Balacontano looked at her, distracted, then seemed to collect himself. He spoke patiently. “This is old Paolo I’m talking about. He was retired. Don’t get me wrong, though; Castiglione was still a very important man. In the old days he used to run Chicago. I don’t know how old he was ten years ago, but he had to be in his late eighties. He lived in a big brick house at the edge of Las Vegas because it was supposed to be good for his emphysema. Vegas was under a truce. All the families had business there, and anybody could go there. Castiglione was one of the old ones—strong, didn’t know what pity was. When he retired, he had generations of enemies. You should have seen the place he had there. From the street all you could see was a big wall. When you got through the gate it looked like the Maginot line. There were floodlights and windows like slits in a pillbox. I wouldn’t be able to swear he didn’t have the place booby-trapped too. Somebody new bought it a few years ago, and I wouldn’t be surprised if someday they flipped a switch in the den and half the lawn blew up.
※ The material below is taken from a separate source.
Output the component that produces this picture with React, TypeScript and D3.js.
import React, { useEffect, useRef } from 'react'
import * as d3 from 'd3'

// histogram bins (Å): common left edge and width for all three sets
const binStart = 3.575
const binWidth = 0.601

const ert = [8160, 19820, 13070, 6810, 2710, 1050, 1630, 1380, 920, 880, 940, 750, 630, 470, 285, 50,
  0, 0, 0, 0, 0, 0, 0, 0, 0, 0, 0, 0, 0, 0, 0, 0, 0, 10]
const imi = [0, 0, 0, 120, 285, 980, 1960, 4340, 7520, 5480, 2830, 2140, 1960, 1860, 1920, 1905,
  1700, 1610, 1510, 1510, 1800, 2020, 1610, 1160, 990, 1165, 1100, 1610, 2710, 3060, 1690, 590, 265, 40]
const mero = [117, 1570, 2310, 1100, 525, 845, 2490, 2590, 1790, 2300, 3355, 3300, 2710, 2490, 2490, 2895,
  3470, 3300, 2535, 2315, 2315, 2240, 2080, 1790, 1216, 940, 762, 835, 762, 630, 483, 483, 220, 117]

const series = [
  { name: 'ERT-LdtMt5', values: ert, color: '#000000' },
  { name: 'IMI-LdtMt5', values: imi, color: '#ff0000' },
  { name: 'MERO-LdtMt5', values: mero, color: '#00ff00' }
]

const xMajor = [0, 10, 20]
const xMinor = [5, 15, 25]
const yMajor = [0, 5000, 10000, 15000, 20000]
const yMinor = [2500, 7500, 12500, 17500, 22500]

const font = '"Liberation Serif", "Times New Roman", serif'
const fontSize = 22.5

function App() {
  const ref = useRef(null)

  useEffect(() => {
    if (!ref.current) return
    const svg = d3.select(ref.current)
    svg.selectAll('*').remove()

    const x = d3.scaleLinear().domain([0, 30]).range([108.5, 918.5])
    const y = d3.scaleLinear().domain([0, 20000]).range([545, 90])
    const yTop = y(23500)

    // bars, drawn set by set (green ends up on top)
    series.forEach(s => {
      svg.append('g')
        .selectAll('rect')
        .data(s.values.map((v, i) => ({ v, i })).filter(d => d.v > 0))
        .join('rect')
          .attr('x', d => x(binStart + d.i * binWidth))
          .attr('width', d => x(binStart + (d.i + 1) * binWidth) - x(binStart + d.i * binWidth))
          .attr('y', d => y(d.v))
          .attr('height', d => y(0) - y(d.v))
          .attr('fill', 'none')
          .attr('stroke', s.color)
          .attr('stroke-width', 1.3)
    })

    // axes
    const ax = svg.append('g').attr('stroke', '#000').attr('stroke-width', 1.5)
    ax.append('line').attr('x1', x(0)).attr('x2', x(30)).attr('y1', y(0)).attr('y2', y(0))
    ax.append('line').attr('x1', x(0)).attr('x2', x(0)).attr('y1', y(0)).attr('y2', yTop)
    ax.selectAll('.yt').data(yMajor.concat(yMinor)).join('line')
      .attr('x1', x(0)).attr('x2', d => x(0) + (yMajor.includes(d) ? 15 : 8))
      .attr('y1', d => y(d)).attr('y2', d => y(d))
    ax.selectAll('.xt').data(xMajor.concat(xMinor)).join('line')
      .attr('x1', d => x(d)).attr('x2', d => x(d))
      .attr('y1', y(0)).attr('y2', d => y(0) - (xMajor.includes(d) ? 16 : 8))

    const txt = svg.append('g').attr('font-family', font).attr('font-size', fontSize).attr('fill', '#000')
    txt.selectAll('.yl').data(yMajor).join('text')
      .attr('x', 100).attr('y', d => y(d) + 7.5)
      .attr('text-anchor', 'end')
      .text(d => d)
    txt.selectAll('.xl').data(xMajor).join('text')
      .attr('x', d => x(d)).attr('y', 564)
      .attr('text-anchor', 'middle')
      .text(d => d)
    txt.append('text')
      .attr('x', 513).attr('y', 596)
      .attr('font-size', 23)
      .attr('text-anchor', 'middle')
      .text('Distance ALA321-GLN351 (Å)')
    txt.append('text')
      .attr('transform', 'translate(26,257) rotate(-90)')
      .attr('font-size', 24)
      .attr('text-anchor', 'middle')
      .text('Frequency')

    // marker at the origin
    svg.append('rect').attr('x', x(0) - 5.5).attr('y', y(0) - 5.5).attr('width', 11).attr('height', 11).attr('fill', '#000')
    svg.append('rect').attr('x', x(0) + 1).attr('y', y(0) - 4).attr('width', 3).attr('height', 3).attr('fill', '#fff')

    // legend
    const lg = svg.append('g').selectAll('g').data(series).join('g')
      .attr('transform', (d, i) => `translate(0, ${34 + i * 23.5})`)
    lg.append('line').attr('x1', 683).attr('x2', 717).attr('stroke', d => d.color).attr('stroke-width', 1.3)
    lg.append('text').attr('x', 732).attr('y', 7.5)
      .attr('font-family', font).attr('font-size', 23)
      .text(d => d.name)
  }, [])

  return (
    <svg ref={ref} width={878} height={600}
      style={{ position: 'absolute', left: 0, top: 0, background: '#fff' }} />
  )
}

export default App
“Anyway, it’s late at night, and this character has just finished turning my friends’ little ambush into what looked like a busy day on the Eastern front. But he doesn’t go away. Instead he takes a little drive over to Castiglione’s. The rest of it nobody knows much about, because everybody there is, as usual, dead. This includes old Castiglione, his four bodyguards and—get this—a special agent of the FBI who just happened to be there because his job was to sit in a car down the street and take pictures of everybody who came to the old man’s house.
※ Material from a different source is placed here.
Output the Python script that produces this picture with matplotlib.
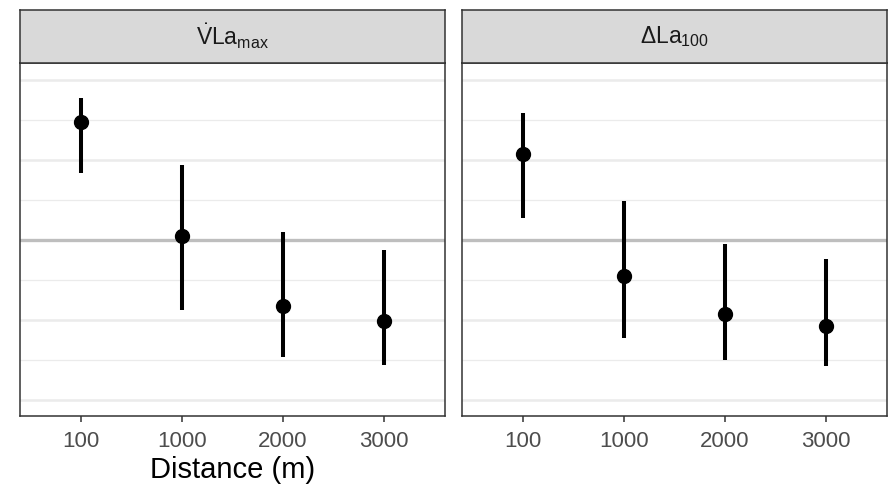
import numpy as np
import matplotlib.pyplot as plt

plt.rcParams['font.family'] = ['Liberation Sans', 'DejaVu Sans']
plt.rcParams['mathtext.fontset'] = 'custom'
plt.rcParams['mathtext.rm'] = 'Liberation Sans'
plt.rcParams['mathtext.it'] = 'Liberation Sans:italic'

# data
distances = ['100', '1000', '2000', '3000']
panel_titles = [r'$\dot{\mathrm{V}}\mathrm{La}_{\mathrm{max}}$', r'$\Delta\mathrm{La}_{100}$']

vla_mean = [1.47, 0.05, -0.83, -1.01]
vla_low = [0.84, -0.87, -1.46, -1.56]
vla_high = [1.78, 0.94, 0.10, -0.13]

dla_mean = [1.08, -0.45, -0.93, -1.07]
dla_low = [0.27, -1.22, -1.50, -1.58]
dla_high = [1.59, 0.49, -0.05, -0.24]

series = [(vla_mean, vla_low, vla_high), (dla_mean, dla_low, dla_high)]

W, H = 888, 487
fig = plt.figure(figsize=(W / 100, H / 100), dpi=100)

# panel boxes in pixels (left, right)
panels = [(20, 445), (462, 887)]
top_px, bot_px, strip_top = 63, 416, 10

x = np.arange(1, len(distances) + 1)
for i, ((l, r), (m, lo, hi)) in enumerate(zip(panels, series)):
    ax = fig.add_axes([l / W, 1 - bot_px / H, (r - l) / W, (bot_px - top_px) / H])
    ax.set_xlim(0.4, 4.6)
    ax.set_ylim(-2.2, 2.2125)

    # grid
    for y in [-2, -1, 0, 1, 2]:
        ax.axhline(y, color='#EBEBEB', lw=1.8, zorder=0)
    for y in [-1.5, -0.5, 0.5, 1.5]:
        ax.axhline(y, color='#EBEBEB', lw=0.9, zorder=0)
    ax.axhline(0, color='#BEBEBE', lw=2.4, zorder=1)

    ax.vlines(x, lo, hi, color='black', lw=2.9, zorder=3)
    ax.plot(x, m, 'o', color='black', ms=10, zorder=4)

    ax.set_xticks(x)
    ax.set_xticklabels(distances, fontsize=16, color='#4D4D4D')
    ax.tick_params(axis='x', length=4.5, width=1.1, color='#333333', pad=6)
    ax.set_yticks([])
    for s in ax.spines.values():
        s.set_color('#333333')
        s.set_linewidth(1.1)

    # facet strip
    sax = fig.add_axes([l / W, 1 - top_px / H, (r - l) / W, (top_px - strip_top) / H])
    sax.set_xticks([])
    sax.set_yticks([])
    sax.set_facecolor('#D9D9D9')
    for s in sax.spines.values():
        s.set_color('#333333')
        s.set_linewidth(1.1)
    sax.text(0.5, 0.5, panel_titles[i], ha='center', va='center',
             fontsize=16.5, color='#1A1A1A', transform=sax.transAxes)

    if i == 0:
        ax.set_xlabel('Distance (m)', fontsize=21, color='black', labelpad=3)

fig.savefig('out.png', dpi=100)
“So when I wake up the next morning, not only is Senator Claremont still dead, but so are five or six men who worked for me, and the lawyer who set up some corporations for me and who hid Arthur Fieldston so he couldn’t accept a subpoena. So I’ve got millions of dollars in accounts that only Arthur Fieldston can sign on, and no living people on the spot to find him, and my little tax problem has turned into a multiple-murder case involving a federal officer. Then around noon things got ugly. I didn’t get any phone calls; I got visitors. All day and most of the night, lots of very important men pulled into my driveway and came into my parlor and sat in my chairs and asked me what the hell I was doing breaking a truce that had kept Las Vegas open for forty years. Some of them thought I’d killed Castiglione, some of them didn’t know what to think, but all of them knew that when the sun came up in Vegas there were about a dozen corpses lying around out there, and that maybe half of them belonged to me and the others were Castiglione’s.” Balacontano seemed to be out of breath, but he added quickly, “Except for the federal cop, who was going to attract such an army of federal undercover types that even the pay phones would be tapped for the next hundred years.”
“Why did he go to Castiglione’s? Did he think Orloff was working for Castiglione?”
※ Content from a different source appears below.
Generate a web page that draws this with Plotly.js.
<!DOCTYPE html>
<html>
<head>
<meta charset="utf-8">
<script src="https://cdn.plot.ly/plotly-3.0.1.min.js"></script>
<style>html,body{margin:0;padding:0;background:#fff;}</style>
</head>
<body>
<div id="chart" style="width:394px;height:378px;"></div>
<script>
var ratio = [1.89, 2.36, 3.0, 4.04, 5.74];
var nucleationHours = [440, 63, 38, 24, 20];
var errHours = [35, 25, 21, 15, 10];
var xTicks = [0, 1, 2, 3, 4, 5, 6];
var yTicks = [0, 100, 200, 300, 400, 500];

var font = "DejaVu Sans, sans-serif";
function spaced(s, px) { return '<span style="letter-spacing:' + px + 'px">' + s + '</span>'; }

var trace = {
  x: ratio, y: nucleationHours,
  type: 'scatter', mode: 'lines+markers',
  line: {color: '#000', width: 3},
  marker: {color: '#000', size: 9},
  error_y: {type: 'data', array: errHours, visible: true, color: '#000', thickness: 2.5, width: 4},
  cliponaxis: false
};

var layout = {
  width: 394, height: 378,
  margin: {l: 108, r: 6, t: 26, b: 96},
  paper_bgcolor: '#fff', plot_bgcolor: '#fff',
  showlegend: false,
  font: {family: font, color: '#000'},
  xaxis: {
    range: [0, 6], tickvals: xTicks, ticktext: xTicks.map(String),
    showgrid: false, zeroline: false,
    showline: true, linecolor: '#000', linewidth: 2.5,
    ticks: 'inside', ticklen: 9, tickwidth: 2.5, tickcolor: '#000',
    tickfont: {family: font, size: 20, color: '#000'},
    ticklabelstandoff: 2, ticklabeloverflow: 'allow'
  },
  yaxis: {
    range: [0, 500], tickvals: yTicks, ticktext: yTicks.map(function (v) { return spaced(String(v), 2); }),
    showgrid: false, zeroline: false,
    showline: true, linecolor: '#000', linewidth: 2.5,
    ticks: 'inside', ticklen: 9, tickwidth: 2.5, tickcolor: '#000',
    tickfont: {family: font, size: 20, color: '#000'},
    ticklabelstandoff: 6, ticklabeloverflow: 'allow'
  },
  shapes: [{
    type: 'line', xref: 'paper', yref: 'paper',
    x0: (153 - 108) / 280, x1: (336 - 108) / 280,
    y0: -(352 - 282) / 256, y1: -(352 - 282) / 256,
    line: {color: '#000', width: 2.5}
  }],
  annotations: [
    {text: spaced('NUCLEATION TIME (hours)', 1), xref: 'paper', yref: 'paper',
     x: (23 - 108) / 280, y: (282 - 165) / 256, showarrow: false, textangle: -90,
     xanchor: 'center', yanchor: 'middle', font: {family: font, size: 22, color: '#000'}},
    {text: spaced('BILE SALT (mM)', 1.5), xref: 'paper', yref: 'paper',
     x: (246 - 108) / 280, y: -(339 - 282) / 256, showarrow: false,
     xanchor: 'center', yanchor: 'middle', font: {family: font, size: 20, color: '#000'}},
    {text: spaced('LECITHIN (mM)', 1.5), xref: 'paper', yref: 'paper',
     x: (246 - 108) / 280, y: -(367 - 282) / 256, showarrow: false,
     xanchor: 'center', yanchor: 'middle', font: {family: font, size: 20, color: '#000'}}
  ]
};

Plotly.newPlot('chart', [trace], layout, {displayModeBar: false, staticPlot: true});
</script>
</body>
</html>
“Hell, no,” said Balacontano. “He did it because he knew it was going to create confusion. And it worked. To tell you the truth, I don’t think he had any idea who those guys were working for. But he was sure that as soon as the newspapers printed their names, there’d be people a whole lot scarier than he was who would know. The thing that scared me wasn’t who showed up at my house; it was who didn’t. I spent the next few days kissing powerful asses because I was going to need them on my side if things blew up. Even after I did, it was a near thing.”
Elizabeth prompted him. “What did you do about the killer?”
Balacontano studied the little woman who sat across from him and had a thought, but then dismissed it. She was a bureaucrat. “I did what anybody would do. I hunted him with everything I had.”